Prompt
Locate every line in the material below that has the word "with". Copy each of those lines.

Data extract
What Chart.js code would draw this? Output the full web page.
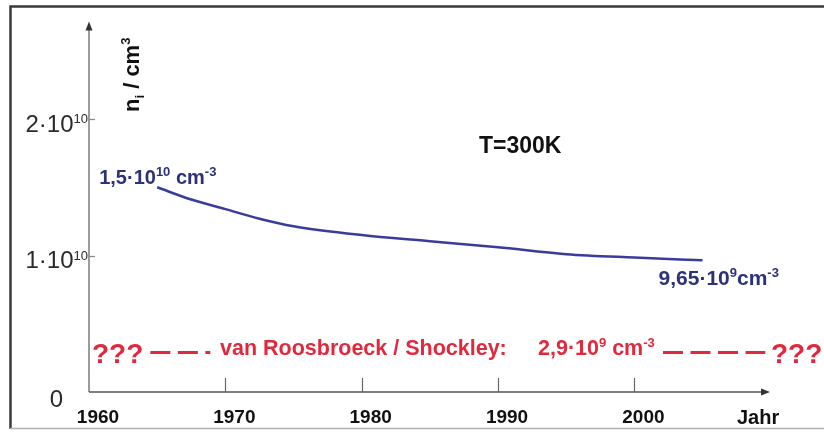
<!DOCTYPE html>
<html>
<head>
<meta charset="utf-8">
<title>Intrinsische Ladungsträgerdichte von Silizium</title>
<script src="https://cdn.jsdelivr.net/npm/chart.js@4.4.1/dist/chart.umd.min.js"></script>
<style>
  html, body { margin: 0; padding: 0; background: #fff; }
  canvas { display: block; }
</style>
</head>
<body>
<canvas id="c" width="824" height="434"></canvas>
<script>
// Published values of n_i (Si, 300 K) over the years, in cm^-3
const years = [1965, 1967.5, 1970, 1972.5, 1975, 1980, 1985, 1990, 1995, 2000, 2005];
const ni = [1.50e10, 1.41e10, 1.34e10, 1.27e10, 1.215e10, 1.15e10, 1.105e10, 1.06e10, 1.01e10, 0.985e10, 0.965e10];

// van Roosbroeck / Shockley value, drawn as dashed guide pieces
const vrsValue = 2.9e9;
const vrsLeftYears = [1964.5, 1968.9];
const vrsRightYears = [2002.1, 2009.6];

// Axis ticks
const xTickValues = [1960, 1970, 1980, 1990, 2000];
const xTickLabels = ['1960', '1970', '1980', '1990', '2000'];
const yTickValues = [0, 1e10, 2e10];
const yTickMantissa = ['0', '1·10', '2·10'];
const yTickExponent = ['', '10', '10'];

const FONT = '"Liberation Sans", Arial, Helvetica, sans-serif';
const NAVY = '#2c3178';
const LINE = '#3a3c9c';
const RED = '#e2283c';

function font(size, bold) { return (bold ? 'bold ' : '') + size + 'px ' + FONT; }

// Draws a run of text pieces (with super/subscripts) starting at x, baseline y
function rich(ctx, x, y, parts, align) {
  let total = 0;
  parts.forEach(p => { ctx.font = font(p.size, p.bold); total += ctx.measureText(p.t).width; });
  let cx = align === 'right' ? x - total : (align === 'center' ? x - total / 2 : x);
  ctx.textAlign = 'left';
  ctx.textBaseline = 'alphabetic';
  parts.forEach(p => {
    ctx.font = font(p.size, p.bold);
    ctx.fillText(p.t, cx, y + (p.dy || 0));
    cx += ctx.measureText(p.t).width;
  });
}

const decorations = {
  id: 'decorations',
  beforeDraw(chart) {
    const ctx = chart.ctx;
    ctx.save();
    ctx.fillStyle = '#fff';
    ctx.fillRect(0, 0, chart.width, chart.height);
    // outer frame
    ctx.strokeStyle = '#3a3a3a';
    ctx.lineWidth = 2.5;
    ctx.beginPath();
    ctx.moveTo(10.5, 429);
    ctx.lineTo(10.5, 6.5);
    ctx.lineTo(chart.width + 5, 6.5);
    ctx.stroke();
    ctx.strokeStyle = '#b0b0b0';
    ctx.lineWidth = 1.5;
    ctx.beginPath();
    ctx.moveTo(10, 428.5);
    ctx.lineTo(chart.width + 5, 428.5);
    ctx.stroke();
    ctx.restore();
  },
  beforeDatasetsDraw(chart) {
    const ctx = chart.ctx;
    const xs = chart.scales.x, ys = chart.scales.y;
    const x0 = xs.getPixelForValue(xs.min);
    const y0 = ys.getPixelForValue(0);
    const xEnd = chart.chartArea.right;
    const yTop = chart.chartArea.top;
    ctx.save();
    // y axis with arrow
    ctx.strokeStyle = '#7a7a7a';
    ctx.fillStyle = '#333';
    ctx.lineWidth = 1.5;
    ctx.beginPath();
    ctx.moveTo(x0, y0);
    ctx.lineTo(x0, yTop + 6);
    ctx.stroke();
    ctx.beginPath();
    ctx.moveTo(x0, yTop - 2);
    ctx.lineTo(x0 - 3.5, yTop + 7);
    ctx.lineTo(x0 + 3.5, yTop + 7);
    ctx.closePath();
    ctx.fill();
    // x axis with arrow
    ctx.strokeStyle = '#555';
    ctx.beginPath();
    ctx.moveTo(x0, y0);
    ctx.lineTo(xEnd - 6, y0);
    ctx.stroke();
    ctx.beginPath();
    ctx.moveTo(xEnd + 2, y0);
    ctx.lineTo(xEnd - 7, y0 - 3.5);
    ctx.lineTo(xEnd - 7, y0 + 3.5);
    ctx.closePath();
    ctx.fill();
    // x ticks (inward)
    ctx.strokeStyle = '#666';
    ctx.lineWidth = 1.2;
    xTickValues.forEach(v => {
      if (v === xs.min) return;
      const px = Math.round(xs.getPixelForValue(v)) + 0.5;
      ctx.beginPath();
      ctx.moveTo(px, y0);
      ctx.lineTo(px, y0 - 14);
      ctx.stroke();
    });
    // y ticks (inward) and labels
    ctx.strokeStyle = '#888';
    yTickValues.forEach((v, i) => {
      const py = ys.getPixelForValue(v);
      ctx.fillStyle = '#2a2a2a';
      if (v === 0) {
        rich(ctx, x0 - 26, py + 15, [{ t: yTickMantissa[i], size: 24 }], 'right');
        return;
      }
      ctx.beginPath();
      ctx.moveTo(x0, Math.round(py) + 0.5);
      ctx.lineTo(x0 + 6, Math.round(py) + 0.5);
      ctx.stroke();
      rich(ctx, x0 - 1, py + 12.5, [
        { t: yTickMantissa[i], size: 24 },
        { t: yTickExponent[i], size: 13, dy: -8.5 }
      ], 'right');
    });
    ctx.restore();
  },
  afterDatasetsDraw(chart) {
    const ctx = chart.ctx;
    const xs = chart.scales.x, ys = chart.scales.y;
    const y0 = ys.getPixelForValue(0);
    ctx.save();

    // axis titles
    ctx.fillStyle = '#111';
    ctx.save();
    ctx.translate(139, 112);
    ctx.rotate(-Math.PI / 2);
    rich(ctx, 0, 0, [
      { t: 'n', size: 22, bold: true },
      { t: 'i', size: 13, bold: true, dy: 5 },
      { t: ' / cm', size: 22, bold: true },
      { t: '3', size: 13, bold: true, dy: -9 }
    ], 'left');
    ctx.restore();
    rich(ctx, 737, y0 + 32, [{ t: 'Jahr', size: 20, bold: true }], 'left');

    // temperature note
    rich(ctx, 479, 153, [{ t: 'T=300K', size: 23, bold: true }], 'left');

    // start / end values of the curve
    const n = years.length;
    const sx = xs.getPixelForValue(years[0]), sy = ys.getPixelForValue(ni[0]);
    const ex = xs.getPixelForValue(years[n - 1]), ey = ys.getPixelForValue(ni[n - 1]);
    ctx.fillStyle = NAVY;
    rich(ctx, sx - 58, sy - 3, [
      { t: '1,5·10', size: 20, bold: true },
      { t: '10', size: 13, bold: true, dy: -8 },
      { t: ' cm', size: 20, bold: true },
      { t: '-3', size: 13, bold: true, dy: -8 }
    ], 'left');
    rich(ctx, ex - 44, ey + 25, [
      { t: '9,65·10', size: 21, bold: true },
      { t: '9', size: 13, bold: true, dy: -8 },
      { t: 'cm', size: 21, bold: true },
      { t: '-3', size: 13, bold: true, dy: -8 }
    ], 'left');

    // van Roosbroeck / Shockley annotation
    const ry = ys.getPixelForValue(vrsValue);
    ctx.fillStyle = RED;
    rich(ctx, xs.getPixelForValue(1960) + 3, ry + 11, [{ t: '???', size: 28, bold: true }], 'left');
    rich(ctx, 220, ry + 3, [{ t: 'van Roosbroeck / Shockley:', size: 21.5, bold: true }], 'left');
    rich(ctx, 538, ry + 3, [
      { t: '2,9·10', size: 21.5, bold: true },
      { t: '9', size: 13, bold: true, dy: -8 },
      { t: ' cm', size: 21.5, bold: true },
      { t: '-3', size: 13, bold: true, dy: -8 }
    ], 'left');
    rich(ctx, 771, ry + 11, [{ t: '???', size: 28, bold: true }], 'left');
    ctx.restore();
  }
};

new Chart(document.getElementById('c'), {
  type: 'line',
  data: {
    datasets: [
      {
        data: years.map((y, i) => ({ x: y, y: ni[i] })),
        borderColor: LINE,
        borderWidth: 2.5,
        pointRadius: 0,
        cubicInterpolationMode: 'monotone',
        fill: false
      },
      {
        data: vrsLeftYears.map(y => ({ x: y, y: vrsValue })),
        borderColor: RED,
        borderWidth: 3,
        borderDash: [20, 7.5],
        pointRadius: 0,
        fill: false
      },
      {
        data: vrsRightYears.map(y => ({ x: y, y: vrsValue })),
        borderColor: RED,
        borderWidth: 3,
        borderDash: [20, 7.5],
        pointRadius: 0,
        fill: false
      }
    ]
  },
  options: {
    responsive: false,
    devicePixelRatio: 1,
    animation: false,
    layout: { padding: { left: 89, top: 23.5, right: 56, bottom: 0 } },
    plugins: { legend: { display: false }, tooltip: { enabled: false } },
    scales: {
      x: {
        type: 'linear',
        min: 1960,
        max: 2009.8,
        grid: { display: false, drawTicks: false },
        border: { display: false },
        afterBuildTicks: s => { s.ticks = xTickValues.map(v => ({ value: v })); },
        afterFit: s => { s.height = 42; },
        ticks: {
          padding: 14,
          labelOffset: 9,
          maxRotation: 0,
          color: '#111',
          font: { family: FONT, size: 19, weight: 'bold' },
          callback: (v) => xTickLabels[xTickValues.indexOf(v)]
        }
      },
      y: {
        display: false,
        min: 0,
        max: 2.7e10
      }
    }
  },
  plugins: [decorations]
});
</script>
</body>
</html>
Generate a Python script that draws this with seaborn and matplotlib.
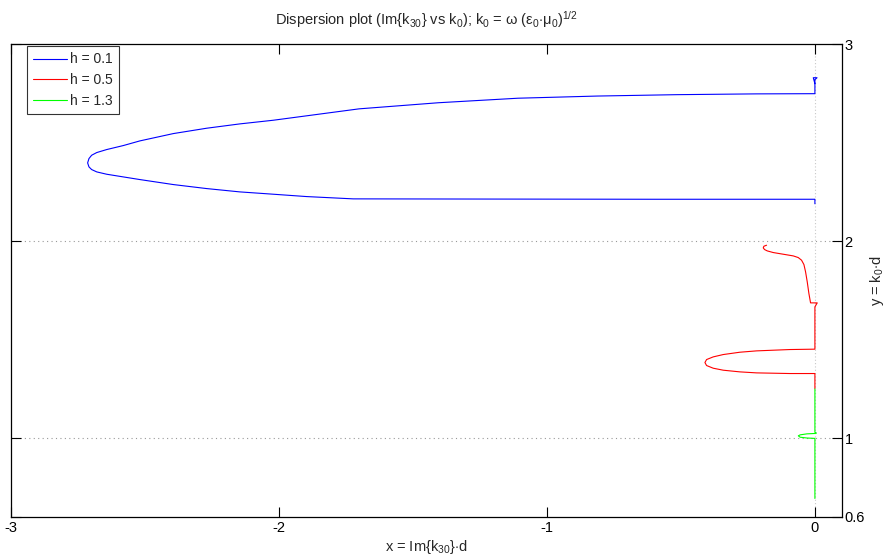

Exercise result
// Draws a run of text pieces (with super/subscripts) starting at x, baseline y
    // y axis with arrow
    // x axis with arrow
Generate a Python script that draws this with seaborn and matplotlib.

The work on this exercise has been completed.